Bishop’s Move celebrates 165 years with retro-livery DAF
Crawley-based removals and storage business Bishop’s Move has added a stylish DAF 18-tonne to its growing fleet. The CF 290 FA 4×2 box van carries a retro-livery, modelled on the company’s fleet in the 1930s, as the family-owned firm celebrates 165 years of successful trading.
The latest truck was part of an order for 17 DAFs supplied on lease through Channel Commercials in Ashford, Kent. They join a Bishop’s Move fleet that numbers some 150 vans and trucks in total, operating either directly with the parent company or through its franchised operations. The arrival of the new DAFs pushes the marque’s dominance among vehicles above 3.5-tonne to some 90 per cent.

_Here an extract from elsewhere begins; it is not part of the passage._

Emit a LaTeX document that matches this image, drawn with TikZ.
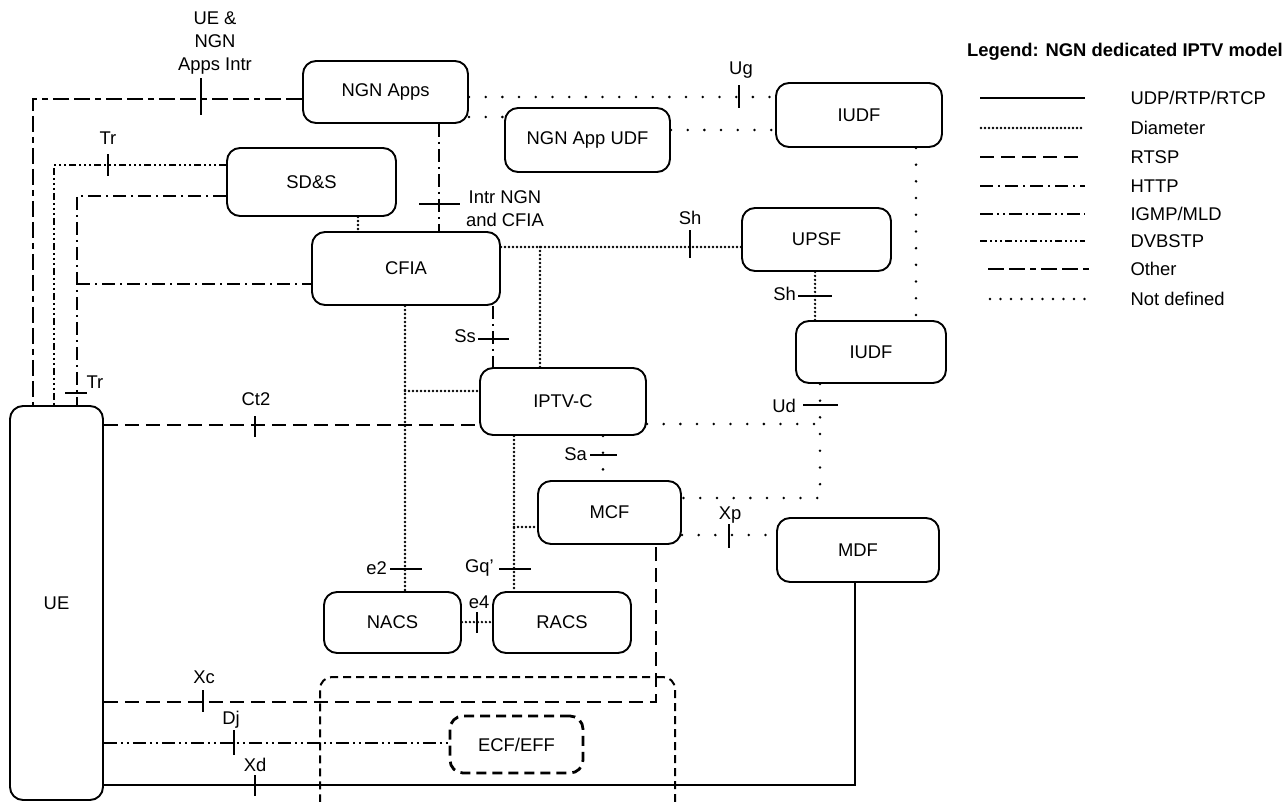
\documentclass[tikz,border=0pt]{standalone}
\usepackage{fontspec}
\setmainfont{Liberation Sans}
\tikzset{
  blk/.style={draw, rounded corners=13pt, line width=1.9pt, align=center},
  udp/.style={line width=1.9pt},
  diam/.style={line width=2.6pt, line cap=round, dash pattern=on 0pt off 4pt},
  rtsp/.style={line width=2.8pt, dash pattern=on 14pt off 7pt},
  http/.style={line width=2.8pt, dash pattern=on 13pt off 5pt on 2pt off 5pt},
  igmp/.style={line width=2.8pt, dash pattern=on 13pt off 4pt on 2pt off 4pt on 2pt off 4pt},
  dvb/.style={line width=2.8pt, dash pattern=on 7pt off 3pt on 2pt off 3pt on 2pt off 3pt on 2pt off 3pt},
  other/.style={line width=2.8pt, dash pattern=on 16pt off 5pt on 16pt off 5pt on 6pt off 5pt},
  undef/.style={line width=2.8pt, line cap=round, dash pattern=on 0pt off 16.7pt},
  tick/.style={line width=1.9pt}
}
\begin{document}
\begin{tikzpicture}[x=1pt, y=-1pt, font=\fontsize{18.4}{23}\selectfont]
  \useasboundingbox (0,0) rectangle (1285,801);
  % functional blocks
  \node [blk, minimum width=165, minimum height=62] (ngnapps) at (385.5,92) {NGN Apps};
  \node [blk, minimum width=169, minimum height=68] (sds) at (311.5,182) {SD\&S};
  \node [blk, minimum width=188, minimum height=73] (cfia) at (406,268.5) {CFIA};
  \node [blk, minimum width=165, minimum height=64] (appudf) at (587.5,140) {NGN App UDF};
  \node [blk, minimum width=166, minimum height=64] (iudfa) at (859,115) {IUDF};
  \node [blk, minimum width=149, minimum height=63] (upsf) at (816.5,239.5) {UPSF};
  \node [blk, minimum width=150, minimum height=62] (iudfb) at (871,352) {IUDF};
  \node [blk, minimum width=166, minimum height=67] (iptvc) at (563,401.5) {IPTV-C};
  \node [blk, minimum width=143, minimum height=63] (mcf) at (609.5,512.5) {MCF};
  \node [blk, minimum width=162, minimum height=64] (mdf) at (858,550) {MDF};
  \node [blk, minimum width=137, minimum height=61] (nacs) at (392.5,622.5) {NACS};
  \node [blk, minimum width=138, minimum height=61] (racs) at (562,622.5) {RACS};
  \node [blk, minimum width=93, minimum height=394] (ue) at (56.5,603) {UE};
  \node [draw, rounded corners=12pt, line width=2pt, dash pattern=on 8pt off 5pt,
         minimum width=355, minimum height=170] (ext) at (497.5,762) {};
  \node [blk, line width=2.8pt, dash pattern=on 10pt off 6pt, minimum width=133, minimum height=57] (ecf) at (516.5,744.5) {ECF/EFF};
  % interfaces towards UE
  \draw [other] (ngnapps.west |- 0,99) -- (33,99) -- (33,0 |- ue.north);
  \draw [dvb] (sds.west |- 0,165) -- (54,165) -- (54,0 |- ue.north);
  \draw [http] (sds.west |- 0,196) -- (77,196) -- (77,0 |- ue.north);
  \draw [http] (77,284) -- (cfia.west |- 0,284);
  \draw [rtsp] (ue.east |- 0,425) -- (iptvc.west |- 0,425);
  \draw [rtsp] (ue.east |- 0,702) -- (656,702) -- (656,0 |- mcf.south);
  \draw [igmp] (ue.east |- 0,743) -- (ecf.west |- 0,743);
  \draw [udp] (ue.east |- 0,785) -- (855,785) -- (855,0 |- mdf.south);
  % network side
  \draw [http] (439,0 |- ngnapps.south) -- (439,0 |- cfia.north);
  \draw [diam] (358,0 |- sds.south) -- (358,0 |- cfia.north);
  \draw [undef] (ngnapps.east |- 0,97) -- (iudfa.west |- 0,97);
  \draw [undef] (ngnapps.east |- 0,117) -- (appudf.west |- 0,117);
  \draw [undef] (appudf.east |- 0,130) -- (iudfa.west |- 0,130);
  \draw [undef] (916,0 |- iudfa.south) -- (916,0 |- iudfb.north);
  \draw [diam] (cfia.east |- 0,247) -- (upsf.west |- 0,247);
  \draw [diam] (540,247) -- (540,0 |- iptvc.north);
  \draw [diam] (815,0 |- upsf.south) -- (815,0 |- iudfb.north);
  \draw [http] (493,0 |- cfia.south) -- (493,0 |- iptvc.north);
  \draw [diam] (405,0 |- cfia.south) -- (405,0 |- nacs.north);
  \draw [diam] (405,391) -- (iptvc.west |- 0,391);
  \draw [undef] (iptvc.east |- 0,424) -- (820,424);
  \draw [undef] (820,0 |- iudfb.south) -- (820,498) -- (mcf.east |- 0,498);
  \draw [undef] (603,0 |- iptvc.south) -- (603,0 |- mcf.north);
  \draw [diam] (514,0 |- iptvc.south) -- (514,0 |- racs.north);
  \draw [diam] (514,527) -- (mcf.west |- 0,527);
  \draw [undef] (mcf.east |- 0,535) -- (mdf.west |- 0,535);
  \draw [diam] (nacs.east |- 0,622) -- (racs.west |- 0,622);
  % reference points
  \draw [tick] (201,78) -- (201,115);
  \draw [tick] (108,154) -- (108,176);
  \draw [tick] (65,393) -- (87,393);
  \draw [tick] (419,204) -- (460,204);
  \draw [tick] (739,85) -- (739,108);
  \draw [tick] (690,230) -- (690,258);
  \draw [tick] (798,296) -- (832,296);
  \draw [tick] (478,339) -- (509,339);
  \draw [tick] (803,405) -- (838,405);
  \draw [tick] (255,416) -- (255,437);
  \draw [tick] (590,455) -- (617,455);
  \draw [tick] (729,524) -- (729,548);
  \draw [tick] (390,569) -- (422,569);
  \draw [tick] (499,569) -- (531,569);
  \draw [tick] (477,612) -- (477,633);
  \draw [tick] (203,690) -- (203,712);
  \draw [tick] (234,730) -- (234,755);
  \draw [tick] (255,775) -- (255,796);
  \node [align=center] (lintr) at (215,43) {UE \&\\NGN\\Apps Intr};
  \node (ltra) at (108,138) {Tr};
  \node (ltrb) at (95,382) {Tr};
  \node (lct) at (256,399) {Ct2};
  \node [align=center] (lcfia) at (505,209) {Intr NGN\\and CFIA};
  \node (lug) at (741,70) {Ug};
  \node (lsha) at (690,218) {Sh};
  \node [anchor=east, inner sep=1pt] (lshb) at (797,294) {Sh};
  \node [anchor=east, inner sep=1pt] (lss) at (477,336) {Ss};
  \node [anchor=east, inner sep=1pt] (lud) at (797,406) {Ud};
  \node [anchor=east, inner sep=1pt] (lsa) at (588,454) {Sa};
  \node (lxp) at (730,515) {Xp};
  \node [anchor=east, inner sep=1pt] (le2) at (388,568) {e2};
  \node [anchor=east, inner sep=1pt] (lgq) at (495,568) {Gq’};
  \node (le4) at (479,602) {e4};
  \node (lxc) at (204,677) {Xc};
  \node (ldj) at (231,720) {Dj};
  \node (lxd) at (255,765) {Xd};
  % legend
  \node [font=\fontsize{18.4}{23}\selectfont\bfseries] (legtitle) at (1125,52) {Legend: NGN dedicated IPTV model};
  \node [anchor=west] (leg1) at (1127,98) {UDP/RTP/RTCP};
  \node [anchor=west] (leg2) at (1127,128) {Diameter};
  \node [anchor=west] (leg3) at (1127,157) {RTSP};
  \node [anchor=west] (leg4) at (1127,186) {HTTP};
  \node [anchor=west] (leg5) at (1127,214) {IGMP/MLD};
  \node [anchor=west] (leg6) at (1127,241) {DVBSTP};
  \node [anchor=west] (leg7) at (1127,269) {Other};
  \node [anchor=west] (leg8) at (1127,299) {Not defined};
  \draw [udp] (980,98) -- (1085,98);
  \draw [diam] (981,128) -- (1084,128);
  \draw [rtsp] (980,157) -- (1085,157);
  \draw [http] (980,186) -- (1085,186);
  \draw [igmp] (980,214) -- (1085,214);
  \draw [dvb] (980,241) -- (1085,241);
  \draw [other] (988,269) -- (1090,269);
  \draw [undef, dash pattern=on 0pt off 10.5pt] (990,299) -- (1085,299);
\end{tikzpicture}
\end{document}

Neil Bishop, current chairman and a sixth-generation founding-family member, said, “We have been shifting across to DAF for the past four or five years, as aftersales care levels dropped badly with our former preferred choice. This has been no hardship though, as the DAFs have proved a much better package. They are better value for money – including running costs as the Euro-6 engines bed in – and, compared to the old brand, we find far less goes wrong with the DAFs.”
The new 18-tonne CF 290 FA, which has a 6.9m wheelbase, comes with a ZF manual gearbox, rear air suspension and a cab with twin-sleeper Hi Roof cab conversion built by SBR Specialist Coachbuilders. The cab itself has been specified with seating for a four-man crew when needed, with the arrangement also allowing a third crew member to sleep in the main cab area if required.
Along with the cab conversion, SBR built the special removal body for Bishop’s Move, which features fixed side doors on both near and off-sides of the truck as well as full side-skirts. Following a detailed brief by Neil Bishop, the bodybuilder produced the final design for the retro-livery as well, before applying it to the completed truck.
A number of the firm’s fleet have also been fitted out with special internal padding and alarm systems for the movement of fine art and other valuable antiques, while others have high-performance tail-lifts.